- Born: Philip Alan Parmet March 7, 1942 (age 83) Allentown, Pennsylvania, United States
- Occupation: Cinematographer
- Known for: Grindhouse, Four Rooms, Halloween, The Devil's Rejects
- Children: Laurel Parmet

= Phil Parmet =

American cinematographer and producer

Phil Parmet (born March 7, 1942) is an American cinematographer and producer.

He began his career as a cinematographer for documentary films.
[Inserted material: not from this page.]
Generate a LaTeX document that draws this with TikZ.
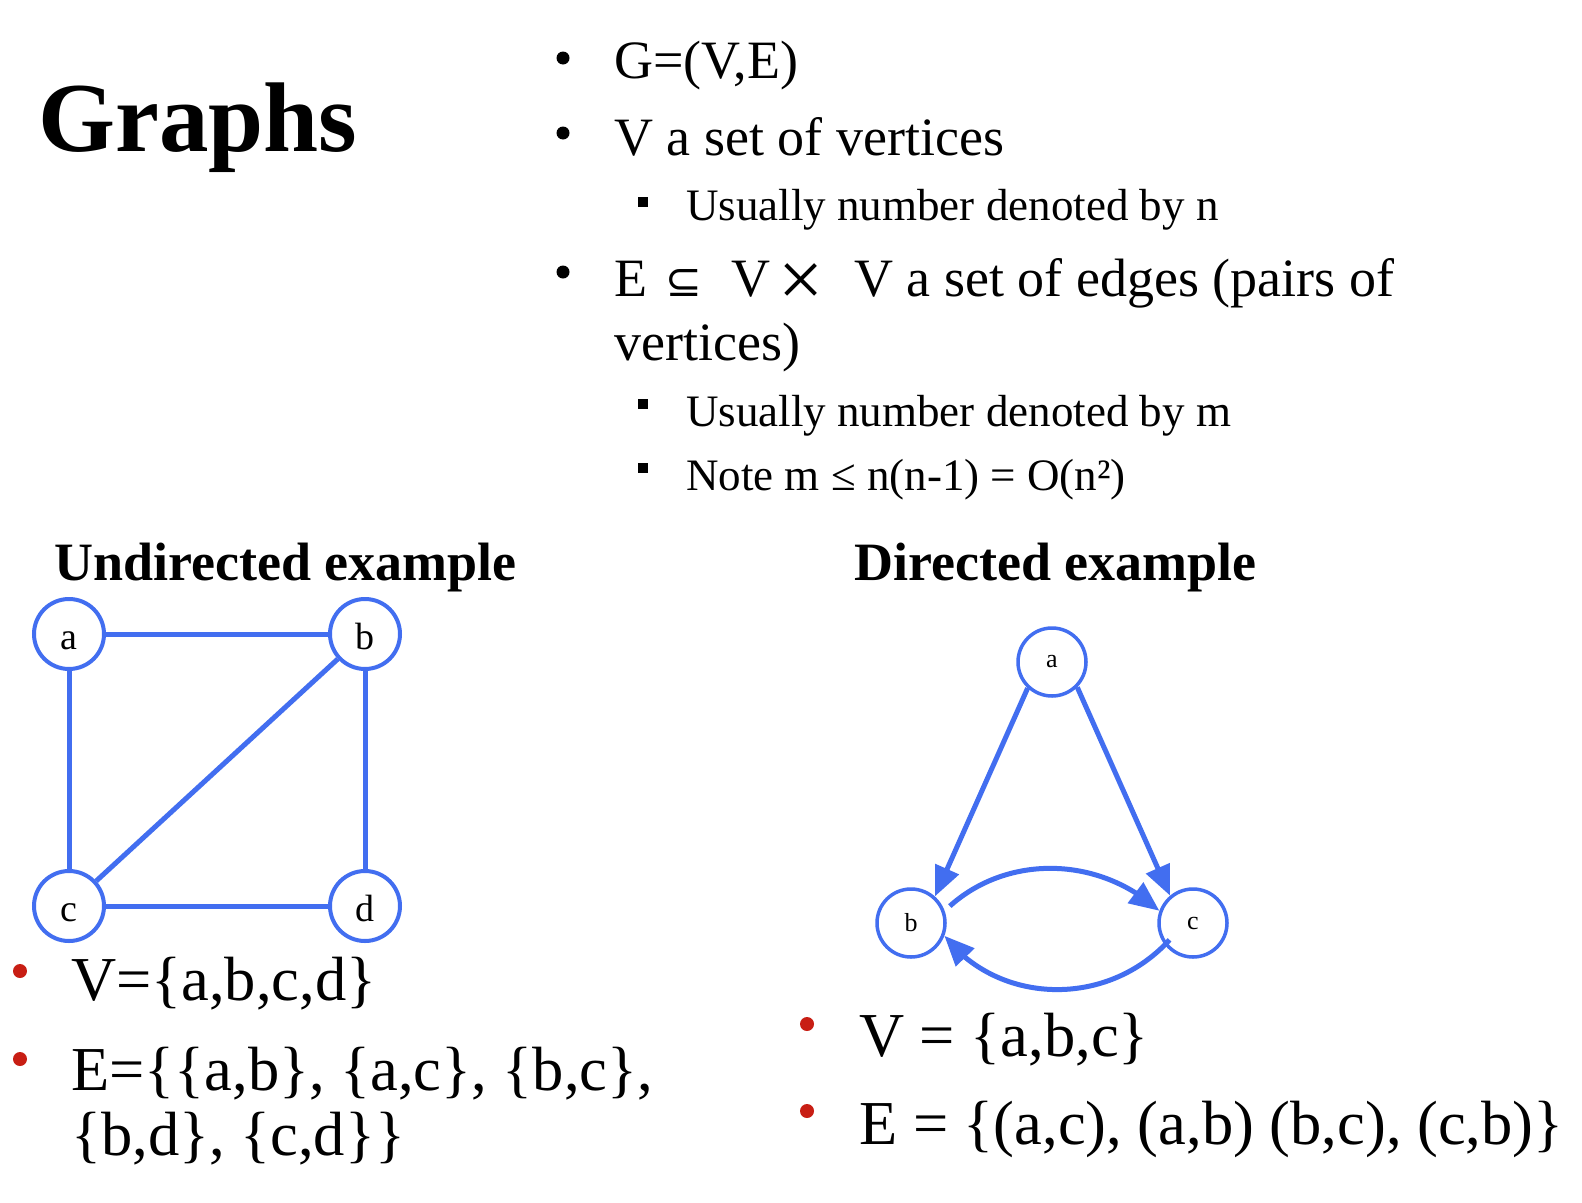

His first successes were The Song Remains The Same about Led Zeppelin, Baby Snakes about Frank Zappa, and the Academy Award-winning He Makes Me Feel Like Dancin' featuring Kevin Kline.

His first feature film credits include In the Soup (starring Steve Buscemi), Distant Justice (starring David Carradine), Two Small Bodies (starring Fred Ward and Suzy Amis), Cyborg 3 (starring Malcolm McDowell), Nina Takes A Lover (starring Laura San Giacomo), Quentin Tarantino's Four Rooms (starring Antonio Banderas and Bruce Willis), as well as The Last Days of Frankie the Fly (starring Kiefer Sutherland).

More notable credits include Black & White, Hard Cash, Dallas 362, Lonesome Jim, The Devil's Rejects, Halloween, Blue State, Grindhouse, The Roommate, Six Bullets, and The Possession of Michael King.

He is also a still photographer and married to costume designer Lisa Parmet.